Thermochemical refinement of wood

Thermochemical refinement of wood

Researchers from Fraunhofer IGB have developed a process for torrefaction of biomass. It is now being tested on a large scale to produce green chemicals and biochar.

Hände in weißen Handschuhe halten hallte und dunkle Holzhackschnitzel
Beechwood chips (right) torrefied by superheated steam have an increased calorific value compared to untreated chips (left) and are also water-repellent.

A sustainable bioeconomy pursues the goal of utilizing biomass as completely as possible while realizing as many material uses as possible. Usually, this is done in several successive processes that are bundled in biorefineries. But there is another way: with so-called torrefaction, a variety of products can be generated from biomass in just one step. Researchers at the Fraunhofer Institute for Interfacial Engineering and Biotechnology (IGB) have developed such a process. In Estonia, a start-up now tests the process in a first industrial-scale prototype.

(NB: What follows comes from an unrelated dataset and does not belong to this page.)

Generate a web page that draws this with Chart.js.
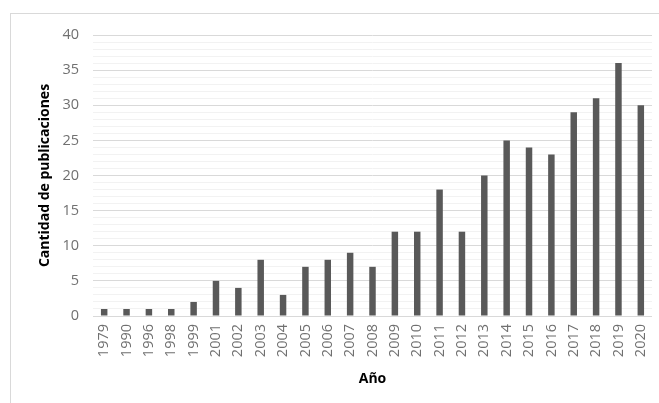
<!DOCTYPE html>
<html>
<head>
<meta charset="utf-8">
<script src="https://cdn.jsdelivr.net/npm/chart.js@4/dist/chart.umd.min.js"></script>
<style>
  html, body { margin: 0; padding: 0; background: #fff; }
  #wrap { position: relative; width: 659px; height: 403px; }
  #frame { position: absolute; left: 10px; top: 13px; width: 660px; height: 400px;
           border-top: 1px solid #d9d9d9; border-left: 1px solid #d9d9d9; }
  canvas { position: absolute; left: 0; top: 0; }
</style>
</head>
<body>
<div id="wrap">
  <div id="frame"></div>
  <canvas id="chart" width="659" height="403"></canvas>
</div>
<script>
// Publications per year
const years = ['1979','1990','1996','1998','1999','2001','2002','2003','2004','2005','2006','2007','2008',
               '2009','2010','2011','2012','2013','2014','2015','2016','2017','2018','2019','2020'];
const publications = [1,1,1,1,2,5,4,8,3,7,8,9,7,12,12,18,12,20,25,24,23,29,31,36,30];
const yMax = 40;
const labeledStep = 5;

const tickFont = { family: "'Open Sans', 'Liberation Sans', sans-serif", size: 14.5 };
const titleFont = { family: "'Open Sans', 'Liberation Sans', sans-serif", size: 14, weight: 'bold' };

new Chart(document.getElementById('chart'), {
  type: 'bar',
  data: {
    labels: years,
    datasets: [{
      data: publications,
      backgroundColor: '#595959',
      barPercentage: 0.29,
      categoryPercentage: 1.0
    }]
  },
  options: {
    responsive: false,
    animation: false,
    layout: { padding: { left: 37, right: 7, top: 35, bottom: 16 } },
    plugins: { legend: { display: false }, tooltip: { enabled: false } },
    scales: {
      x: {
        grid: { display: false, drawTicks: false },
        border: { display: false },
        ticks: { color: '#707070', font: tickFont, minRotation: 90, maxRotation: 90, padding: 8, autoSkip: false },
        title: { display: true, text: 'Año', color: '#000', font: titleFont, padding: { top: 2, bottom: 0 } },
        afterFit: (s) => { s.height = 71; s.paddingLeft = 0; s.paddingRight = 0; }
      },
      y: {
        min: 0,
        max: yMax,
        ticks: {
          stepSize: 1,
          autoSkip: false,
          color: '#707070',
          font: tickFont,
          padding: 14,
          callback: (v) => (v % labeledStep === 0 ? v : '')
        },
        grid: {
          drawTicks: false,
          color: (ctx) => (ctx.tick && ctx.tick.value % labeledStep === 0 ? '#d9d9d9' : '#f2f2f2'),
          lineWidth: 1
        },
        border: { display: false },
        title: { display: true, text: 'Cantidad de publicaciones', color: '#000', font: titleFont, padding: { top: 0, bottom: 0 } },
        afterFit: (s) => { s.width = 56; }
      }
    }
  }
});
</script>
</body>
</html>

Methane, furfural and biochar

In torrefaction, biomass is treated with superheated steam without the addition of air. Similar to the production of coke from coal, this process releases the volatile components and increases the energy density in the remaining residual material. In the process developed by Fraunhofer IGB, torrefaction takes place under normal atmospheric pressure at 200 to 300 degrees Celsius, i.e. with comparatively low energy input. The process produces basic chemical substances such as methanol and furfural in the gas phase and water and biochar as the solid phase.

"When we cool the gas phase, we obtain a condensate that we can separate into various chemical base substances using subsequent separation processes such as distillation, extraction or electrodialysis," explains Antoine Dalibard from Fraunhofer IGB. The volatiles in the gas phase come mainly from hemicellulose, which is a major component of biomass. The biochar can be ground into dust or compressed into pellets. In thermal power plants, it can then replace coal or natural gas with low CO2 emissions.

Prototype processes 150 kilos of biomass per hour

"In the face of rising energy prices and a historic low in energy security, we want to make a clean and carbon-neutral energy supply a reality with the Uniformer technology, as we have named it," says Sven Papp, one of the co-founders of Estonian startup New Standard Oil. The startup unveiled its first commercial-scale prototype in February 2023. The plant processes up to 150 kilograms of wood chips or hay per hour and produces 100% marketable products. Even the distilled water and process heat can be recycled.

With this efficient utilization of biomass, the founding team has big dreams: "According to our calculations, with the help of this new innovative approach, the price of renewable electricity from biocoal could even be lower than that from onshore wind energy," reports Papp. But that has yet to be proven.